If it is different, then it is the next element which belongs at position s+1. Swap s+1 with f and move both s and f forward.

Algorithm Steps:

  1. Handle edge case of array with length ≤ 1
  2. Initialize s=1, accepting first two elements by default
  3. For each position f starting from 2:
  4. If nums[f] ≠ nums[s-1]:
    • Write nums[f] to position s+1
    • Increment s
  5. Return s+1 as the length of valid partition

Warning

#s,f= 1,1 # Cannot Initialize like this. f has to be s+1 initially for swapping to work correctly. If f=s, you will end up putting s ahead of f initially if f !=s-1, since we are swapping s+1 with f.
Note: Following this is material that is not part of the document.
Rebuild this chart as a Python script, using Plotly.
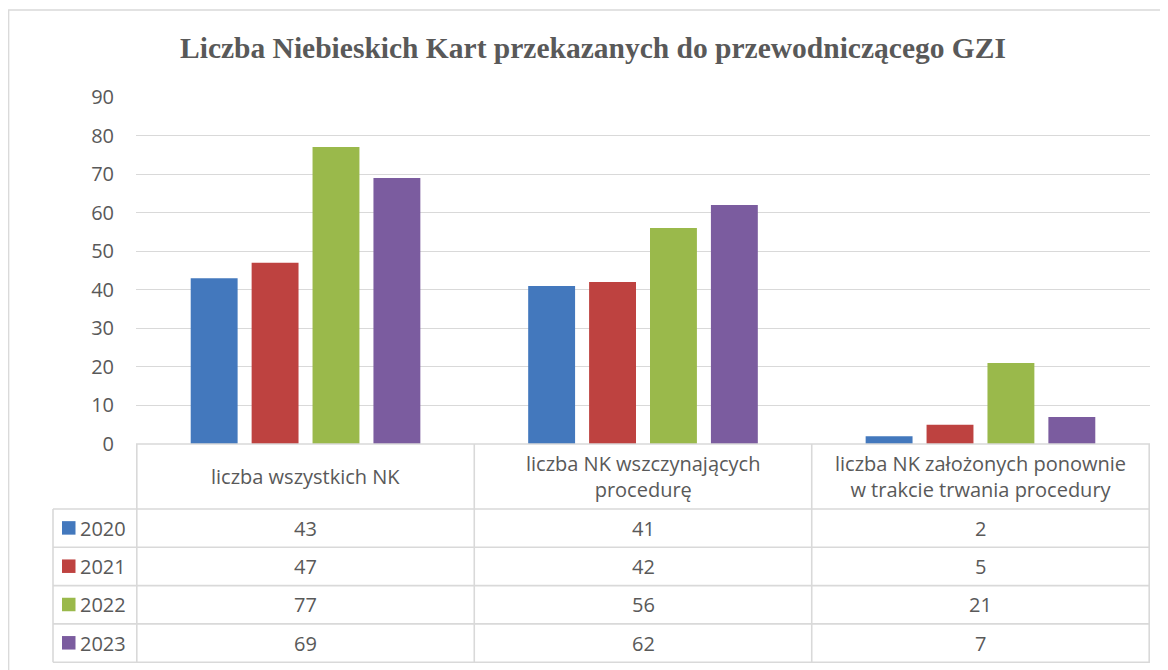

Besides if (s,f) is an exclusive interval, f should be initialized to s+1.

Initially,

  • s,f = 1,2
  • [0,1] - Has only two elements. First Invariant is Trivially True.
  • (1,2) - Empty set. Second Invariant is Trivially True.

Maintenance

In the loop we will maintain the invariants. Here is the dry run:

DRY RUN

[1,1,1,2,2,3] # everything before s including s is good
   s f        # (s,f) empty,  f = s-1 . Only f moves ahead, After f moves ahead : (s,f) will contain the excess 1. 1 is a duplicate wrt to elements in [0,1]. This works because array is sorted. We know that if arr[f] == arr[s-1] -> arr[f] == arr[s] as well..
   s   f      # If we move f ahead now, it will contain 2 which is not a duplicate,swap s+1 with f and move both ahead to maintain both invariants 
[1,1,2,1,2,3] # swapped s+1 with f and s+=1, f+=1
     s   f    # f!=s-1 : swap s+1 with f
[1,1,2,2,1,3] #swapped s+1 with f and s+=1,f+=1
       s   f  # f!=s-1  : swap f with s+1 
[1,1,2,2,3,1] #swapped s+1 with f and s+=1,f+=1
         s   f

Code

class Solution:
    def removeDuplicates(self, nums: List[int]) -> int:
        #Edge case - nums has only one element
        if len(nums) == 1 :
            return 1

        #Initialization: s=1 and f=2
        s=1
        for f  in range(2,len(nums)) :
            #Maintenance
            if nums[f] != nums[s-1] :
                nums[s+1],nums[f] = nums[f],nums[s+1]
                s+=1
        return s+1

Complexity

  • O(n) time complexity
  • O(1) Space Complexity

Comparison with Lomuto's Partition

The deduplication algorithm looks awfully similar to Lomuto, but there are subtle and crucial differences.While both algorithms use two-pointer techniques, their invariants reveal fascinating differences in how they handle elements:

Interval Types and Their Significance

A key distinction lies in how these algorithms define their intervals:

Lomuto's Partition: Uses half-open intervals

  • [lo,s) ≤ pivot: Excludes s
  • [s,f) > pivot: Excludes f
  • This makes sense because s acts as a boundary between two partitions
  • Next valid element (≤ pivot) is written at position s

Deduplication: Uses closed interval for primary invariant

  • [0,s]: Includes s
  • This is necessary because s marks the last valid unique element
  • The next unique element will be placed at s+1

Deduplication needs s to be part of the valid region since it represents the last confirmed unique element

Deduplication as a Lomuto Variant

The deduplication algorithm can be viewed as a specialized variant of Lomuto's partition where:

  1. Pivot Selection: Instead of a fixed pivot, we use a "moving pivot" (nums[s]) that changes as we progress

  2. Partition Criteria: Rather than comparing with a fixed value:

    • Lomuto: Elements ≤ pivot go left
    • Deduplication: Elements ≠ current value go to next position

  3. Pointer Movement:

    • Both use s as a boundary of the "accepted" elements
    • Both increment f to scan through remaining elements
    • Both swap when their condition is met

The key insight is that deduplication adapts Lomuto's two-pointer partitioning strategy but:

  • Uses equality comparison instead of less-than
  • Updates its "pivot" value after each partition
  • Requires input to be sorted

This connection explains why both algorithms share similar pointer movement patterns despite serving different purposes.